— DATA LINES —
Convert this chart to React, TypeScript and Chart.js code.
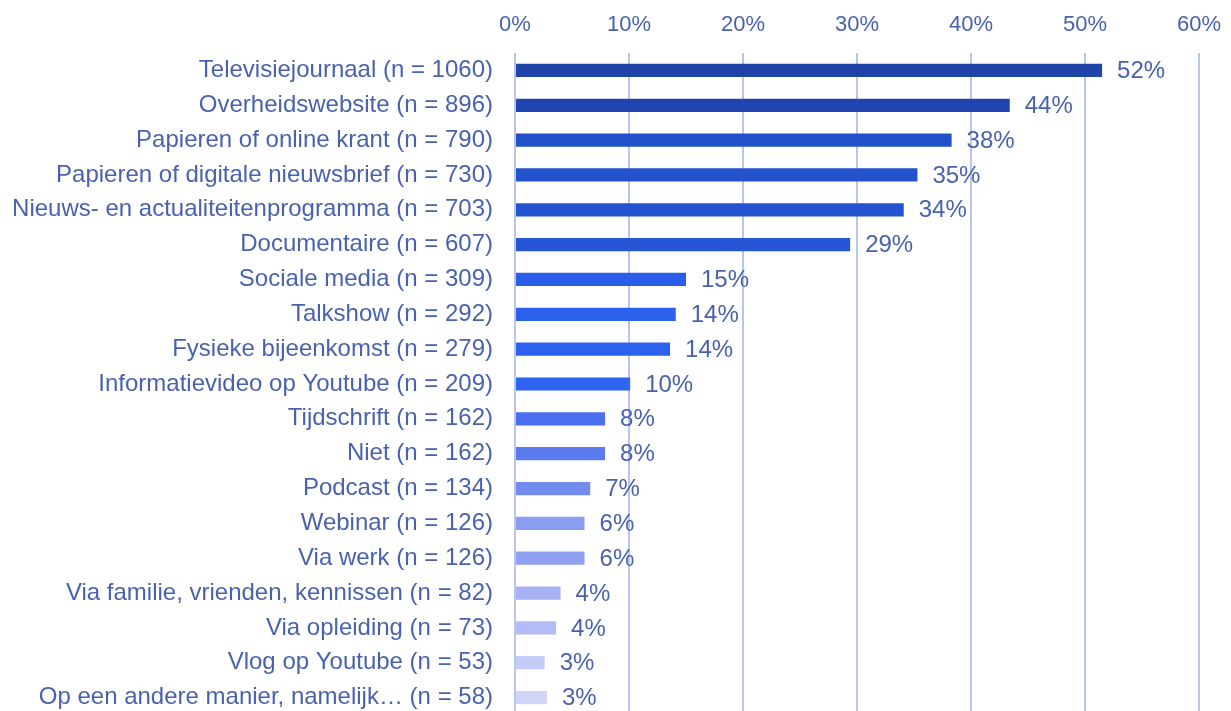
import React, { useEffect, useRef } from "react";
import { Chart, registerables } from "chart.js";

Chart.register(...registerables);

const categories: string[] = [
  "Televisiejournaal (n = 1060)",
  "Overheidswebsite (n = 896)",
  "Papieren of online krant (n = 790)",
  "Papieren of digitale nieuwsbrief (n = 730)",
  "Nieuws- en actualiteitenprogramma (n = 703)",
  "Documentaire (n = 607)",
  "Sociale media (n = 309)",
  "Talkshow (n = 292)",
  "Fysieke bijeenkomst (n = 279)",
  "Informatievideo op Youtube (n = 209)",
  "Tijdschrift (n = 162)",
  "Niet (n = 162)",
  "Podcast (n = 134)",
  "Webinar (n = 126)",
  "Via werk (n = 126)",
  "Via familie, vrienden, kennissen (n = 82)",
  "Via opleiding (n = 73)",
  "Vlog op Youtube (n = 53)",
  "Op een andere manier, namelijk… (n = 58)",
];

const values: number[] = [
  51.5, 43.4, 38.3, 35.3, 34.1, 29.4, 15.0, 14.1, 13.6, 10.1, 7.9, 7.9, 6.6,
  6.1, 6.1, 4.0, 3.6, 2.6, 2.8,
];

const valueLabels: string[] = [
  "52%", "44%", "38%", "35%", "34%", "29%", "15%", "14%", "14%", "10%", "8%",
  "8%", "7%", "6%", "6%", "4%", "4%", "3%", "3%",
];

const barColors: string[] = [
  "#1f43a8", "#2045b0", "#2250c8", "#2352cc", "#2454d2", "#2656d6", "#2a5ee8",
  "#2b60ec", "#2c62ee", "#2e64f0", "#4a6ef0", "#5a7bf0", "#728bee", "#8c9ef1",
  "#8fa1f1", "#a8b2f4", "#b4bcf5", "#c5cbf7", "#d0d5f8",
];

const xTicks: number[] = [0, 10, 20, 30, 40, 50, 60];

const TEXT = "#4862ae";
const GRID = "#b7c6ea";
const FONT = "'Liberation Sans', Arial, sans-serif";

export default function App() {
  const ref = useRef<HTMLCanvasElement | null>(null);

  useEffect(() => {
    if (!ref.current) return;
    const labelPlugin = {
      id: "valueLabels",
      afterDatasetsDraw(chart: any) {
        const ctx = chart.ctx;
        const meta = chart.getDatasetMeta(0);
        ctx.save();
        ctx.font = `24px ${FONT}`;
        ctx.fillStyle = TEXT;
        ctx.textAlign = "left";
        ctx.textBaseline = "middle";
        meta.data.forEach((bar: any, i: number) => {
          ctx.fillText(valueLabels[i], bar.x + 15, bar.y + 1);
        });
        ctx.restore();
      },
    };
    const chart = new Chart(ref.current, {
      type: "bar",
      data: {
        labels: categories,
        datasets: [
          {
            data: values,
            backgroundColor: barColors,
            barPercentage: 0.38,
            categoryPercentage: 1,
          },
        ],
      },
      options: {
        indexAxis: "y",
        responsive: false,
        animation: false,
        layout: { padding: { left: 0, right: 32, top: 0, bottom: 0 } },
        plugins: { legend: { display: false }, tooltip: { enabled: false } },
        scales: {
          x: {
            position: "top",
            min: 0,
            max: 60,
            afterBuildTicks: (scale: any) => {
              scale.ticks = xTicks.map((v) => ({ value: v }));
            },
            afterFit: (scale: any) => {
              scale.height = 53;
              scale.paddingLeft = 0;
              scale.paddingRight = 0;
            },
            ticks: {
              stepSize: 10,
              color: TEXT,
              font: { size: 22, family: FONT },
              padding: 15,
              callback: (v: any) => `${v}%`,
            },
            grid: { color: GRID, lineWidth: 2, drawTicks: false },
            border: { display: false },
          },
          y: {
            afterFit: (scale: any) => {
              scale.width = 515;
              scale.paddingTop = 0;
              scale.paddingBottom = 0;
            },
            ticks: {
              color: TEXT,
              font: { size: 24, family: FONT },
              padding: 22,
              autoSkip: false,
            },
            grid: { display: false, drawTicks: false },
            border: { display: false },
          },
        },
      },
      plugins: [labelPlugin],
    });
    return () => chart.destroy();
  }, []);

  return (
    <div style={{ position: "fixed", left: 0, top: 0, width: 1231, height: 715, background: "#fff" }}>
      <canvas ref={ref} width={1231} height={715} style={{ display: "block" }} />
    </div>
  );
}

— JOB —
Give an exact copy of the material, leaving out every picture.

— FINAL ANSWER —
Convert this chart to React, TypeScript and Chart.js code.
import React, { useEffect, useRef } from "react";
import { Chart, registerables } from "chart.js";

Chart.register(...registerables);

const categories: string[] = [
  "Televisiejournaal (n = 1060)",
  "Overheidswebsite (n = 896)",
  "Papieren of online krant (n = 790)",
  "Papieren of digitale nieuwsbrief (n = 730)",
  "Nieuws- en actualiteitenprogramma (n = 703)",
  "Documentaire (n = 607)",
  "Sociale media (n = 309)",
  "Talkshow (n = 292)",
  "Fysieke bijeenkomst (n = 279)",
  "Informatievideo op Youtube (n = 209)",
  "Tijdschrift (n = 162)",
  "Niet (n = 162)",
  "Podcast (n = 134)",
  "Webinar (n = 126)",
  "Via werk (n = 126)",
  "Via familie, vrienden, kennissen (n = 82)",
  "Via opleiding (n = 73)",
  "Vlog op Youtube (n = 53)",
  "Op een andere manier, namelijk… (n = 58)",
];

const values: number[] = [
  51.5, 43.4, 38.3, 35.3, 34.1, 29.4, 15.0, 14.1, 13.6, 10.1, 7.9, 7.9, 6.6,
  6.1, 6.1, 4.0, 3.6, 2.6, 2.8,
];

const valueLabels: string[] = [
  "52%", "44%", "38%", "35%", "34%", "29%", "15%", "14%", "14%", "10%", "8%",
  "8%", "7%", "6%", "6%", "4%", "4%", "3%", "3%",
];

const barColors: string[] = [
  "#1f43a8", "#2045b0", "#2250c8", "#2352cc", "#2454d2", "#2656d6", "#2a5ee8",
  "#2b60ec", "#2c62ee", "#2e64f0", "#4a6ef0", "#5a7bf0", "#728bee", "#8c9ef1",
  "#8fa1f1", "#a8b2f4", "#b4bcf5", "#c5cbf7", "#d0d5f8",
];

const xTicks: number[] = [0, 10, 20, 30, 40, 50, 60];

const TEXT = "#4862ae";
const GRID = "#b7c6ea";
const FONT = "'Liberation Sans', Arial, sans-serif";

export default function App() {
  const ref = useRef<HTMLCanvasElement | null>(null);

  useEffect(() => {
    if (!ref.current) return;
    const labelPlugin = {
      id: "valueLabels",
      afterDatasetsDraw(chart: any) {
        const ctx = chart.ctx;
        const meta = chart.getDatasetMeta(0);
        ctx.save();
        ctx.font = `24px ${FONT}`;
        ctx.fillStyle = TEXT;
        ctx.textAlign = "left";
        ctx.textBaseline = "middle";
        meta.data.forEach((bar: any, i: number) => {
          ctx.fillText(valueLabels[i], bar.x + 15, bar.y + 1);
        });
        ctx.restore();
      },
    };
    const chart = new Chart(ref.current, {
      type: "bar",
      data: {
        labels: categories,
        datasets: [
          {
            data: values,
            backgroundColor: barColors,
            barPercentage: 0.38,
            categoryPercentage: 1,
          },
        ],
      },
      options: {
        indexAxis: "y",
        responsive: false,
        animation: false,
        layout: { padding: { left: 0, right: 32, top: 0, bottom: 0 } },
        plugins: { legend: { display: false }, tooltip: { enabled: false } },
        scales: {
          x: {
            position: "top",
            min: 0,
            max: 60,
            afterBuildTicks: (scale: any) => {
              scale.ticks = xTicks.map((v) => ({ value: v }));
            },
            afterFit: (scale: any) => {
              scale.height = 53;
              scale.paddingLeft = 0;
              scale.paddingRight = 0;
            },
            ticks: {
              stepSize: 10,
              color: TEXT,
              font: { size: 22, family: FONT },
              padding: 15,
              callback: (v: any) => `${v}%`,
            },
            grid: { color: GRID, lineWidth: 2, drawTicks: false },
            border: { display: false },
          },
          y: {
            afterFit: (scale: any) => {
              scale.width = 515;
              scale.paddingTop = 0;
              scale.paddingBottom = 0;
            },
            ticks: {
              color: TEXT,
              font: { size: 24, family: FONT },
              padding: 22,
              autoSkip: false,
            },
            grid: { display: false, drawTicks: false },
            border: { display: false },
          },
        },
      },
      plugins: [labelPlugin],
    });
    return () => chart.destroy();
  }, []);

  return (
    <div style={{ position: "fixed", left: 0, top: 0, width: 1231, height: 715, background: "#fff" }}>
      <canvas ref={ref} width={1231} height={715} style={{ display: "block" }} />
    </div>
  );
}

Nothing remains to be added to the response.